The expected return on investments for both policyholder and shareholders funds is based on opening economic assumptions
applied to the expected funds under management over the reporting period. Expected investment return assumptions are derived
actively, based on market yields on risk-free fixed interest assets at the end of each financial year. The same margins are applied on
a consistent basis across the Group to gross risk-free yields, to obtain investment return assumptions for equities and properties.
Expected funds under management are equal to the opening value of funds under management, adjusted for sales and purchases
during the period arising from expected operating experience.
The actual investment return is affected by differences between the actual and expected funds under management and
changes in asset mix, as well as movements in interest rates. To the extent that these differences arise from the operating
experience of the long-term business, or management decisions to change asset mix, the effect is included in the operating profit.

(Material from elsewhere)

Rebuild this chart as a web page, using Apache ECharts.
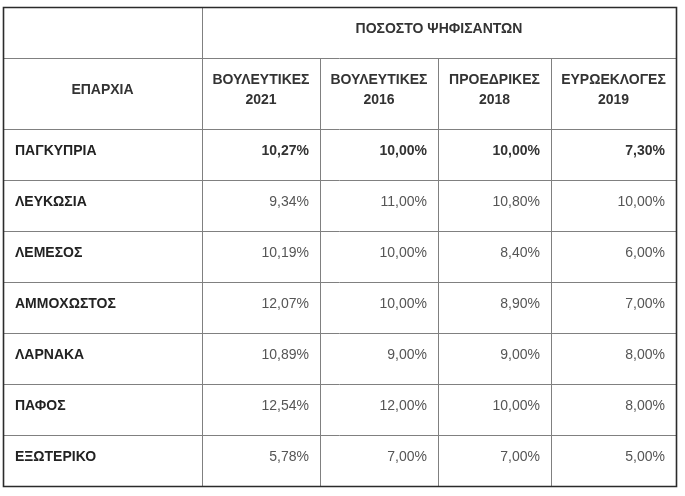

The residual difference between actual and expected investment return is included in investment variances, outside operating profit
but included in profit before tax.
The movement in liabilities included in operating profit reflects both the change in liabilities due to the expected return on
investments and the impact of experience variances and assumption changes for non-economic items.
The effect of differences between actual and expected economic experience on liabilities, and changes to economic
assumptions used to value liabilities, are taken outside operating profit. For many types of long-term business, including unit-linked
and with-profits funds, movements in asset values are offset by corresponding changes in liabilities, limiting the net impact on
profit. For other long-term business the profit impact of economic volatility depends on the degree of matching of assets and
liabilities, and exposure to financial options and guarantees.
(d) Assumptions
The expected rate of investment return is determined using consistent assumptions between operations, having regard to local
economic and market forecasts of investment return and asset classification under IFRS.
Within the 2008 results, the expected rate of investment return was calculated by reference to the one year swap rate in the
relevant currency plus an appropriate risk premium for equities and properties. For 2009, the Group considers that the return over
the typical duration of the assets held is more appropriate and is more consistent with our expectation of long-term rates of return.
The expected return on equities and properties has therefore been calculated by reference to the 10 year swap rate in the relevant
currency plus an appropriate risk premium.
If the IFRS operating profit had been calculated by reference to the one year swap rate, this profit would have been
£200 million lower. There is no impact on IFRS profit before tax.